Extending this principle to the matter of Bombardier and the construction of rolling stock, it is therefore advantageous to manufacture essential goods as close as possible to home. If GB PLC (as it could be described in a capitalist context) is to remain viable, it is imperative that the supply chain either be as short as possible or are kept at home for crucial industries. The capacity to build infrastructural technology is a matter of profound national, regional, and local interest. The real argument is – yes – Bombardier should be cranking out rolling stock as quickly as its assembly lines possibly can; AND so should Siemens. There is a desperate world wide need for green-friendly mass transport and the improvement and extension of the rail stock and lines is one rational way to begin answering that requirement. The competition between these two manufacturers is an illusory necessity created by an absurd system of capitalisation that bases all decisions on how much paper (money) is created by a series of transactions and manufacturing rather than the usable values of those products.

In addition to the ecological and viability issues, the labourers of Bombardier are victims of the same capitalist system that is currently creating economic mayhem in Greece, Ireland, and Portugal: the credit rating industries. Siemens, German-based, has a triple-A credit rating; Canadian-based Bombardier has a B+ credit rating. Therefore when Bombardier borrows money, it pays a higher interest rate than its competition. Without regard to quality of product, the workers at Bombardier are disadvantaged in this ridiculous marketplace because of the shenanigans of their capitalist masters and their competitors, and of course, the ridiculous zero-sum environment in which the current regime forces them to operate.

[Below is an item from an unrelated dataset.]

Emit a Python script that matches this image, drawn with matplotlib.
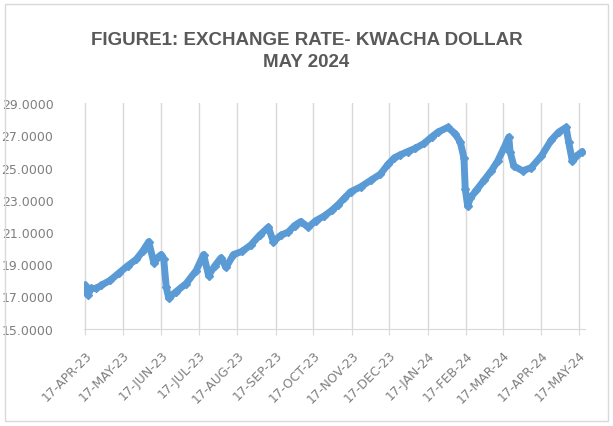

Bombardier, the only UK-based manufacturer of locomotive rolling stock is facing the real possibility of closing because the UK government has found a 'better value' (for that, read 'cheaper') provider in the corporate person of German-based Siemens. The externalities (remember that word for the uncounted costs) in this case includes the costs of transporting the new stock to Great Britain; it also doesn't factor in the domestic externalities: unemployment (1,400 job losses – enjoy your new customers, Ian Duncan Smith!) and, as significantly, the potential loss of an entire and critical industry.

Bombardier is a Canadian-owned company located in Derbyshire. However, labour gives value to the product, not some multi-story office building in Montreal. Workers living in Britain must be allowed to retain the skills needed to keep the British region of Europe as economically independent as possible; it is a logical and necessary part of the road to sustainability and sensible stewardship of our planet's endangered resources. Saving Bombardier is a beginning of a potential strategy to ensure both the longer term survival of Great Britain and our larger human family. This is not protectionism or xenophobia: rather, it is common sense.

Messrs. Cameron & Clegg say they want GB to be a country that 'makes things'. Perhaps the first thing they should attempt to do is make sense of their own policies.